A major demographic change of vast political significance is the phenomenon of about a million Tamils relocating to the areas outside the North and East in recent times. Politically this was a major obstacle to the Tamil separatist cause. Here were people electing to live in “enemy” areas even as a bitter armed struggle was being launched in the North and East on the rationale that coexistence was not possible. But this point is lost on the new spectre that is emerging in the South. The ugly head of neo fascism masquerading as patriotism is being raised. The Tamil people in particular and the minorities in general are being pilloried as “aliens” and “visitors”.. The purveyors of racial hatred are spreading their evil gospel and irresponsible sections of the media are peddling it regularly. Communalism propaganda in the garb of pseudo nationalism is gaining ground.
The LTTE is no more but the Tamil population remains. They are seen as being relatively well-off or enjoying better standards of living compared to the lumpen elements in urban, semi-urban areas. Also the economic peace dividends expected by the ordinary people are yet to percolate downwards.
Against that backdrop a communal conflagration cannot be ruled out decisively.

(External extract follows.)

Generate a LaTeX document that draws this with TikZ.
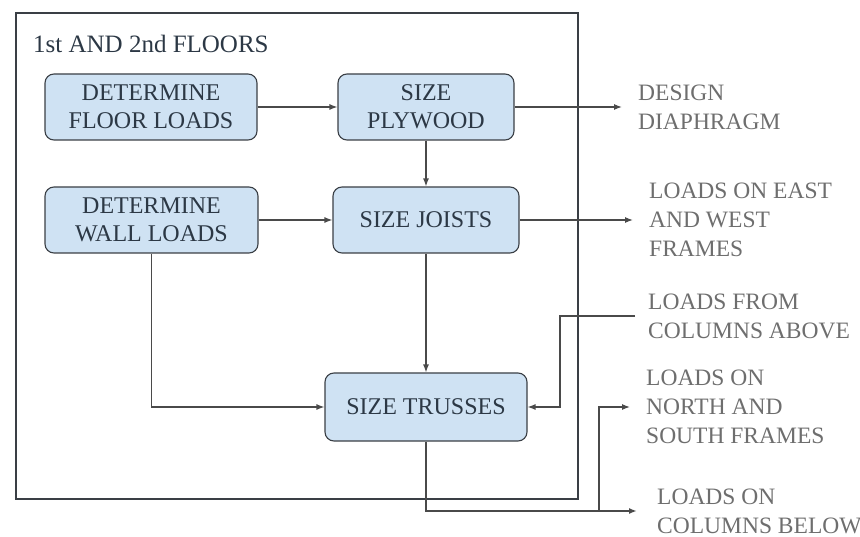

Neo-fascism and pseudo-nationalism require the discovery of new enemies constantly.
After the Holocaust of the Hitlerian era and its impact on the European collective psyche few would have expected fascism or neo Nazism to resurface. Yet many European nations including Germany are experiencing it now.
All people of this land striving for a decent and humane future would hope that the July 1983 pogrom was only an aberration.
But as in the case of eternal vigilance being a prerequisite for maintaining perennial liberty, constant rekindling of the tragic memories of Black July 1983″ is very necessary to prevent repetition.